Mar. 21, 2017
There are some drives you know you’ll always remember, and my drive through Washington’s wine region is one of them. The fact I was driving around in a ridiculously oversized car certainly helped (why renting a 9-seater SUV worked out cheapest, I’ll never understand…) and the pimped out sound system did make me feel like a bad ass. But it was largely thanks to the dramatic weather change that it sticks out so much in my memory.
I had spent the morning treading the parched earth of the vineyards in Yakima with the hot sun sizzling my bare shoulders. But less than an hour down the road, I was driving through torrential rain in the Cascade Mountains with barely a metre’s visibility.

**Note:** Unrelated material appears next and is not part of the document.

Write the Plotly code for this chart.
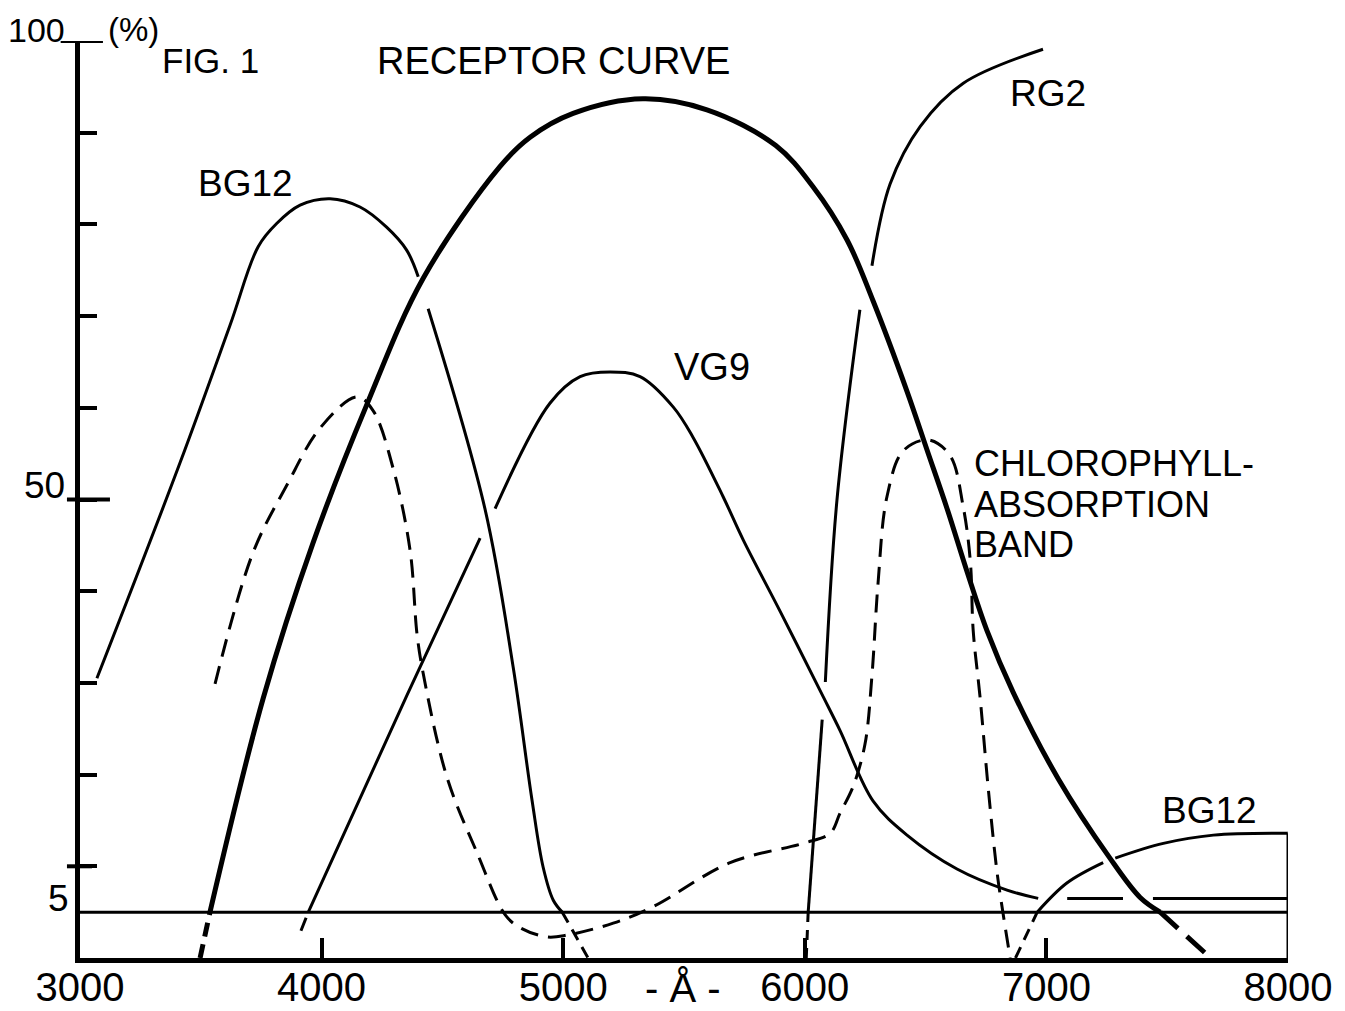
import plotly.graph_objects as go

# ---------------- data (wavelength in Angstrom, transmission / sensitivity in %) ----------------
receptor_wl = [3538, 3758, 3965, 4188, 4420, 4738, 4863, 5041, 5330, 5595, 5880, 6034, 6175,
               6282, 6423, 6506, 6589, 6672, 6754, 6862, 7050, 7260, 7388, 7471]
receptor_pct = [5, 28.3, 45.3, 60.4, 74.1, 86.3, 89.5, 92.1, 93.7, 92.5, 88.6, 84.1, 78.3,
                71.7, 61.8, 55.4, 49.0, 42.1, 35.7, 29.0, 19.5, 11.0, 6.6, 5]
receptor_low_left_wl = [3497, 3538]
receptor_low_left_pct = [0, 5]
receptor_low_right_wl = [7471, 7680]
receptor_low_right_pct = [5, 0]

bg12_wl = [3070, 3414, 3621, 3738, 3814, 3911, 4035, 4159, 4269, 4352, 4400, None, 4441, 4676,
           4793, 4871, 4917, 4959, 4996]
bg12_pct = [30.5, 54.0, 69.0, 77.6, 80.1, 82.1, 82.8, 81.9, 79.7, 77.2, 74.3, None, 70.8, 49.0,
            31.7, 17.2, 9.9, 6.3, 5]
bg12_low_wl = [4996, 5103]
bg12_low_pct = [5, 0]

vg9_wl = [3945, 4354, 4656, None, 4718, 4945, 5070, 5194, 5318, 5455, 5537, 5662, 5745, 5898,
          6076, 6146, 6283, 6423, 6630, 6837, 6966, None, 7086, 7317, None, 7441, 8000]
vg9_pct = [5, 28.7, 45.8, None, 49.0, 60.5, 63.4, 63.9, 63.4, 60.1, 56.8, 50.3, 45.6, 37.8,
           28.5, 24.8, 17.1, 13.4, 9.7, 7.4, 6.5, None, 6.5, 6.5, None, 6.5, 6.5]
vg9_low_wl = [3945, 3900]
vg9_low_pct = [5, 2.0]

rg2_wl = [6014, 6072, None, 6085, 6133, 6228, None, 6278, 6353, 6478, 6656, 6986]
rg2_pct = [5, 26, None, 30.1, 49.9, 70.7, None, 75.5, 84.4, 90.7, 95.4, 99.1]
rg2_low_wl = [6006, 6014]
rg2_low_pct = [0, 5]

bg12r_wl = [6962, 7086, 7235, None, 7285, 7484, 7691, 7998]
bg12r_pct = [5, 8.2, 10.4, None, 10.9, 12.5, 13.4, 13.6]
bg12r_edge_wl = [7998, 8000, 8000]
bg12r_edge_pct = [13.6, 13.6, 0]
bg12r_low_wl = [6872, 6962]
bg12r_low_pct = [0, 5]

chloro_wl = [3559, 3716, 3857, 3994, 4147, 4213, 4296, 4366, 4395, 4420, 4519, 4643, 4760, 4822,
             4933, 5016, 5207, 5372, 5691, 5993, 6105, 6146, 6200, 6249, 6278, 6303, 6340, 6407,
             6511, 6601, 6655, 6685, 6697, 6726, 6760, 6796, 6821, 6850]
chloro_pct = [29.9, 44.2, 51.6, 57.8, 61.2, 59.7, 53.4, 44.5, 35.3, 31.1, 19.7, 11.5, 4.7, 3.3,
              2.3, 2.5, 3.8, 5.6, 10.4, 12.5, 13.6, 15.8, 18.7, 23.3, 30.8, 40.8, 50.3, 55.3,
              56.5, 54.8, 49.3, 43.3, 35.7, 28.3, 18.3, 9.3, 4.8, 0]

baseline_pct = 5

x_tick_vals = [3000, 4000, 5000, 6000, 7000, 8000]
x_tick_text = ["3000", "4000", "5000", "6000", "7000", "8000"]
y_tick_vals = [10, 20, 30, 40, 50, 60, 70, 80, 90]
y_label_text = ["100", "50", "5"]
y_cross_ticks = [10, 50]

FONT = "Liberation Sans, Arial, sans-serif"
BLACK = "#000000"

fig = go.Figure()


def add(x, y, width, dash="solid", shape="spline", smoothing=1.0):
    fig.add_trace(go.Scatter(
        x=x, y=y, mode="lines", connectgaps=False,
        line=dict(color=BLACK, width=width, dash=dash, shape=shape,
                  smoothing=smoothing if shape == "spline" else None),
        hoverinfo="skip", showlegend=False))


# thin filter curves
add(bg12_wl, bg12_pct, 3)
add(bg12_low_wl, bg12_low_pct, 3, dash="12px,8px", shape="linear")
add(vg9_wl, vg9_pct, 3)
add(vg9_low_wl, vg9_low_pct, 3, dash="0px,6px,14px,100px", shape="linear")
add(rg2_wl, rg2_pct, 3)
add(rg2_low_wl, rg2_low_pct, 3, dash="10px,8px", shape="linear")
add(bg12r_wl, bg12r_pct, 3)
add(bg12r_edge_wl, bg12r_edge_pct, 3, shape="linear")
add(bg12r_low_wl, bg12r_low_pct, 3, dash="12px,8px", shape="linear")
# chlorophyll absorption band (dashed)
add(chloro_wl, chloro_pct, 3, dash="18px,10px")
# receptor curve (thick)
add(receptor_wl, receptor_pct, 5)
add(receptor_low_left_wl, receptor_low_left_pct, 5, dash="14px,8px", shape="linear")
add(receptor_low_right_wl, receptor_low_right_pct, 5, dash="24px,12px", shape="linear")

# 5 % reference line
fig.add_shape(type="line", xref="paper", yref="y", x0=0, x1=1, y0=baseline_pct, y1=baseline_pct,
              line=dict(color=BLACK, width=3))
# underline "100__(%)"
fig.add_shape(type="line", xref="paper", yref="y", x0=-0.016, x1=0.019, y0=100, y1=100,
              line=dict(color=BLACK, width=4))
# ticks that cross the axis (10 and 50)
cross_ext = {10: (-0.0108, 0.010), 50: (-0.0108, 0.0248)}
for v in y_cross_ticks:
    x0, x1 = cross_ext[v]
    fig.add_shape(type="line", xref="paper", yref="y", x0=x0, x1=x1, y0=v, y1=v,
                  line=dict(color=BLACK, width=4))

texts = [
    dict(text="FIG. 1", x=3542, y=97.9, size=35),
    dict(text="RECEPTOR CURVE", x=4958, y=97.8, size=38),
    dict(text="BG12", x=3683, y=84.5, size=37),
    dict(text="RG2", x=7007, y=94.3, size=37),
    dict(text="VG9", x=5616, y=64.4, size=38),
    dict(text="BG12", x=7677, y=16.1, size=37),
]
for t in texts:
    fig.add_annotation(text=t["text"], x=t["x"], y=t["y"], xref="x", yref="y", showarrow=False,
                       xanchor="center", yanchor="middle",
                       font=dict(family=FONT, size=t["size"], color=BLACK))
chloro_lines = ["CHLOROPHYLL-", "ABSORPTION", "BAND"]
for i, line in enumerate(chloro_lines):
    fig.add_annotation(text=line, x=6690, y=53.9 - i * 4.4, xref="x", yref="y",
                       showarrow=False, xanchor="left", yanchor="middle",
                       font=dict(family=FONT, size=36, color=BLACK))

# y labels
y_label_pos = [(-0.036, 1.012), (-0.029, 0.515), (-0.018, 0.065)]
y_label_size = [34, 37, 37]
for lab, (px, py), sz in zip(y_label_text, y_label_pos, y_label_size):
    fig.add_annotation(text=lab, x=px, y=py, xref="paper", yref="paper", showarrow=False,
                       xanchor="center", yanchor="middle", font=dict(family=FONT, size=sz, color=BLACK))
fig.add_annotation(text="(%)", x=0.044, y=1.013, xref="paper", yref="paper", showarrow=False,
                   xanchor="center", yanchor="middle", font=dict(family=FONT, size=33, color=BLACK))
# x unit
fig.add_annotation(text="- Å -", x=5496, y=-0.033, xref="x", yref="paper", showarrow=False,
                   xanchor="center", yanchor="middle", font=dict(family=FONT, size=40, color=BLACK))

fig.update_xaxes(range=[3000, 8000], showgrid=False, zeroline=False, showline=True, linecolor=BLACK,
                 linewidth=5, ticks="inside", ticklen=20, tickwidth=4, tickcolor=BLACK,
                 tickvals=x_tick_vals, ticktext=x_tick_text, automargin=False,
                 ticklabelstandoff=-10,
                 tickfont=dict(family=FONT, size=40, color=BLACK))
fig.update_yaxes(range=[0, 100], showgrid=False, zeroline=False, showline=True, linecolor=BLACK,
                 linewidth=5, ticks="inside", ticklen=17, tickwidth=4, tickcolor=BLACK,
                 tickvals=y_tick_vals, showticklabels=False, automargin=False)

# the page body adds an 8 px offset, so the figure is 8 px smaller than the window
fig.update_layout(width=1337, height=1003, margin=dict(l=72, r=57, t=33, b=53),
                  paper_bgcolor="white", plot_bgcolor="white", font=dict(family=FONT, color=BLACK))

fig.write_html("out.html")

Wipers on full throttle, 80s power ballads blaring out, I crawled through the mountain pass towards the Pacific coast and onwards to the city of Seattle. The cold, heavy marine fog was a rude awakening as I arrived, shivering, in my summer apparel. I didn’t know if my nose was pink from sunburn that morning or because of the afternoon’s freezing temperatures. Either way, it took me by surprise – as it has others before me.
Washington wine region: An unexpected oasis
“Washington was perceived as north, cold and wet,” Bob Betz, a renowned Washington winemaker and MW, told me over a few glasses of his tasty Cabernet. “Everyone thought that because we were close to Alaska, all it did was rain, and that it was pretty freezing here.”

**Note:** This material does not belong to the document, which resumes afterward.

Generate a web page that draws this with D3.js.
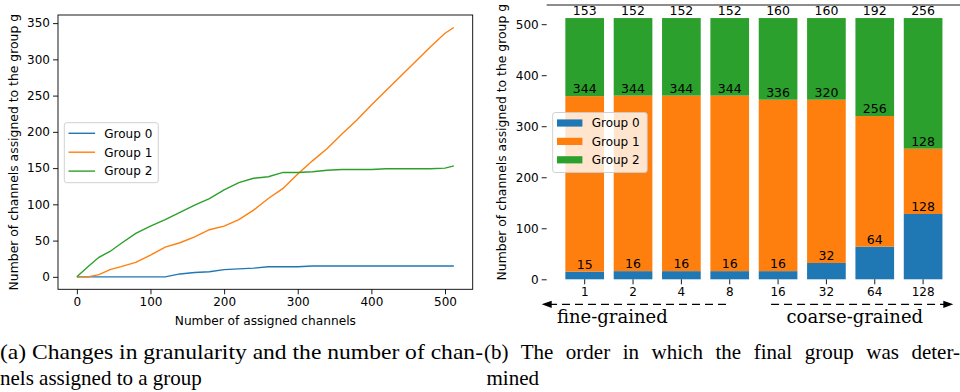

Bob probably knows the stereotype of Washington better than anyone – he spent 28 years at Washington’s oldest winery, Chateau St. Michelle, peddling its wine across the US (and later the world) when Washington barely even registered as a wine region. “The truth is, if you look at where the vineyard regions of Washington are, they are in the shadow of the Cascade Mountains. This enormous mountain range has peaks of up to 3,500 metres that block the cool, wet weather systems from coming off the Pacific Ocean, making the vineyard area of Washington a much drier, warmer, and hospitable spot to grow classic vinifera varieties.”

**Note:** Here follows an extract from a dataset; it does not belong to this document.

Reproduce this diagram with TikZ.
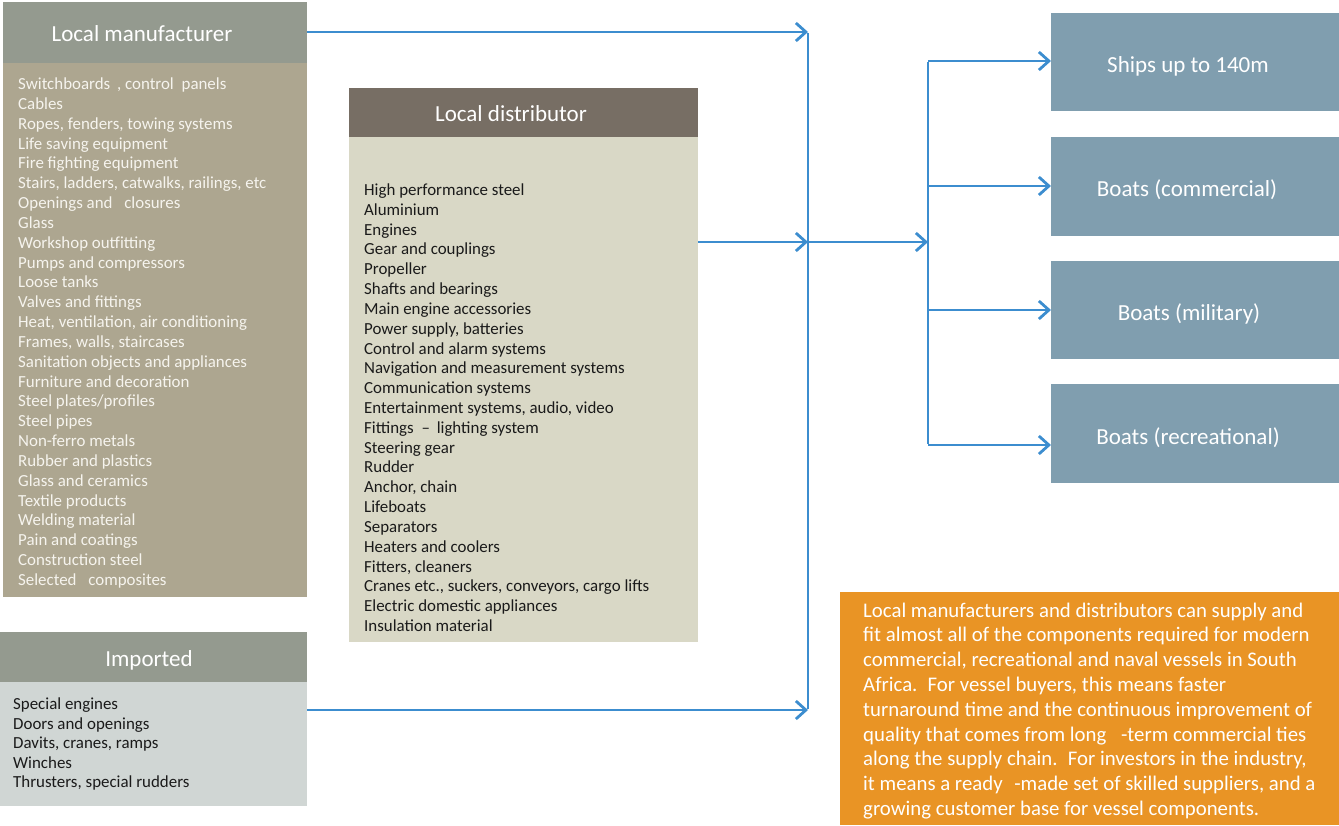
\documentclass[tikz,border=0pt]{standalone}
\usepackage{fontspec}
\setmainfont{Carlito}
\usetikzlibrary{arrows.meta}
\definecolor{hdgreen}{HTML}{949A8F}
\definecolor{manbody}{HTML}{ADA690}
\definecolor{disthead}{HTML}{776E64}
\definecolor{distbody}{HTML}{D9D8C6}
\definecolor{impbody}{HTML}{D0D6D4}
\definecolor{target}{HTML}{809EAF}
\definecolor{orangebox}{HTML}{E99425}
\definecolor{arrowblue}{HTML}{3C8DCF}
\definecolor{lighttext}{HTML}{F6F4EE}
\definecolor{darktext}{HTML}{1A1A1A}
\begin{document}
\begin{tikzpicture}[x=1pt,y=-1pt,
  box/.style={anchor=north west, inner sep=0pt, outer sep=0pt},
  title/.style={anchor=base, inner sep=0pt, text=white, font=\fontsize{23pt}{27pt}\selectfont},
  item/.style={anchor=base west, inner sep=0pt, font=\fontsize{16.9pt}{19pt}\selectfont},
  note/.style={anchor=base west, inner sep=0pt, text=white, font=\fontsize{20.8pt}{24pt}\selectfont},
  arr/.style={draw=arrowblue, line width=2.8pt, -{Straight Barb[length=10pt,width=18pt,line width=2.8pt]}},
  bus/.style={draw=arrowblue, line width=2.8pt}
]
\useasboundingbox (0,0) rectangle (1339,825);
% Local manufacturer
\node[box, fill=hdgreen, minimum width=304pt, minimum height=61pt] (manhead) at (3,2) {};
\node[title] (mantitle) at (142,41) {Local manufacturer};
\node[box, fill=manbody, minimum width=304pt, minimum height=534pt] (manbody) at (3,63) {};
\foreach \t [count=\i] in {{Switchboards\hspace{3pt} , control\hspace{4pt} panels},Cables,{Ropes, fenders, towing systems},Life saving equipment,Fire fighting equipment,{Stairs, ladders, catwalks, railings, etc},{Openings and\hspace{8pt} closures},Glass,Workshop outfitting,Pumps and compressors,Loose tanks,Valves and fittings,{Heat, ventilation, air conditioning},{Frames, walls, staircases},Sanitation objects and appliances,Furniture and decoration,Steel plates/profiles,Steel pipes,Non-ferro metals,Rubber and plastics,Glass and ceramics,Textile products,Welding material,Pain and coatings,Construction steel,{Selected\hspace{8pt} composites}}
  \node[item, text=lighttext] (man\i) at (18,{89.5+19.84*(\i-1)}) {\t};
% Local distributor
\node[box, fill=disthead, minimum width=349pt, minimum height=49pt] (disthead) at (349,88) {};
\node[title] (disttitle) at (511,121) {Local distributor};
\node[box, fill=distbody, minimum width=349pt, minimum height=505pt] (distbody) at (349,137) {};
\foreach \t [count=\i] in {High performance steel,Aluminium,Engines,Gear and couplings,Propeller,Shafts and bearings,Main engine accessories,{Power supply, batteries},Control and alarm systems,Navigation and measurement systems,Communication systems,{Entertainment systems, audio, video},{Fittings\hspace{4pt} –\hspace{3pt} lighting system},Steering gear,Rudder,{Anchor, chain},Lifeboats,Separators,Heaters and coolers,{Fitters, cleaners},{Cranes etc., suckers, conveyors, cargo lifts},Electric domestic appliances,Insulation material}
  \node[item, text=darktext] (dist\i) at (364,{195.5+19.82*(\i-1)}) {\t};
% Imported
\node[box, fill=hdgreen, minimum width=307pt, minimum height=50pt] (imphead) at (0,632) {};
\node[title] (imptitle) at (149,666) {Imported};
\node[box, fill=impbody, minimum width=307pt, minimum height=124pt] (impbody) at (0,682) {};
\foreach \t [count=\i] in {Special engines,Doors and openings,{Davits, cranes, ramps},Winches,{Thrusters, special rudders}}
  \node[item, text=darktext] (imp\i) at (13,{709.5+19.6*(\i-1)}) {\t};
% Targets
\node[box, fill=target, minimum width=288pt, minimum height=98pt] (ships) at (1051,13) {};
\node[title] (shipstitle) at (1188,72) {Ships up to 140m};
\node[box, fill=target, minimum width=288pt, minimum height=99pt] (comm) at (1051,137) {};
\node[title] (commtitle) at (1187,196) {Boats (commercial)};
\node[box, fill=target, minimum width=288pt, minimum height=98pt] (mil) at (1051,261) {};
\node[title] (miltitle) at (1189,320) {Boats (military)};
\node[box, fill=target, minimum width=288pt, minimum height=99pt] (rec) at (1051,384) {};
\node[title] (rectitle) at (1188,444) {Boats (recreational)};
% Orange note
\node[box, fill=orangebox, minimum width=499pt, minimum height=233pt] (notebox) at (840,592) {};
\foreach \t [count=\i] in {Local manufacturers and distributors can supply and,fit almost all of the components required for modern,{commercial, recreational and naval vessels in South},{Africa.\hspace{4pt} For vessel buyers, this means faster},turnaround time and the continuous improvement of,{quality that comes from long\hspace{10pt} -term commercial ties},{along the supply chain.\hspace{4pt} For investors in the industry,},{it means a ready\hspace{7pt} -made set of skilled suppliers, and a},growing customer base for vessel components.}
  \node[note] (note\i) at (863,{617+24.8*(\i-1)}) {\t};
% Connectors
\coordinate (busTop) at (808,32);
\coordinate (busMid) at (808,242);
\coordinate (busBot) at (808,710);
\coordinate (fanTop) at (928,61);
\coordinate (fanMid) at (928,242);
\coordinate (fanC) at (928,186);
\coordinate (fanM) at (928,310);
\coordinate (fanBot) at (928,445);
\draw[bus] ([yshift=-1.4pt]busTop) -- ([yshift=1.4pt]busBot);
\draw[bus] ([yshift=-1.4pt]fanTop) -- ([yshift=1.4pt]fanBot);
\draw[arr] (manhead.east |- busTop) -- (busTop);
\draw[arr] (distbody.east |- busMid) -- (busMid);
\draw[arr] (impbody.east |- busBot) -- (busBot);
\draw[arr] (busMid) -- (fanMid);
\draw[arr] (fanTop) -- (ships.west |- fanTop);
\draw[arr] (fanC) -- (comm.west |- fanC);
\draw[arr] (fanM) -- (mil.west |- fanM);
\draw[arr] (fanBot) -- (rec.west |- fanBot);
\end{tikzpicture}
\end{document}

Landlocked between high mountains and a desert, the Columbia Valley (aka. Columbia Basin to the locals) has an entirely different climate to the rainy reputation of its urban capital, Seattle. The average rainfall in the wine region in Yakima, for example, is just 210mm a year, compared to 950mm on the other side of the mountains. And most of Yakima’s ‘rainfall’ is actually measured by inches of snow in the winter.
Washington’s wine region is, in a word, extreme. The state might border Canada and sit on the northern edge of the ‘wine belt’ perimeter, but it isn’t its northerly persuasion that makes the Columbia Valley extreme, but rather its continentality.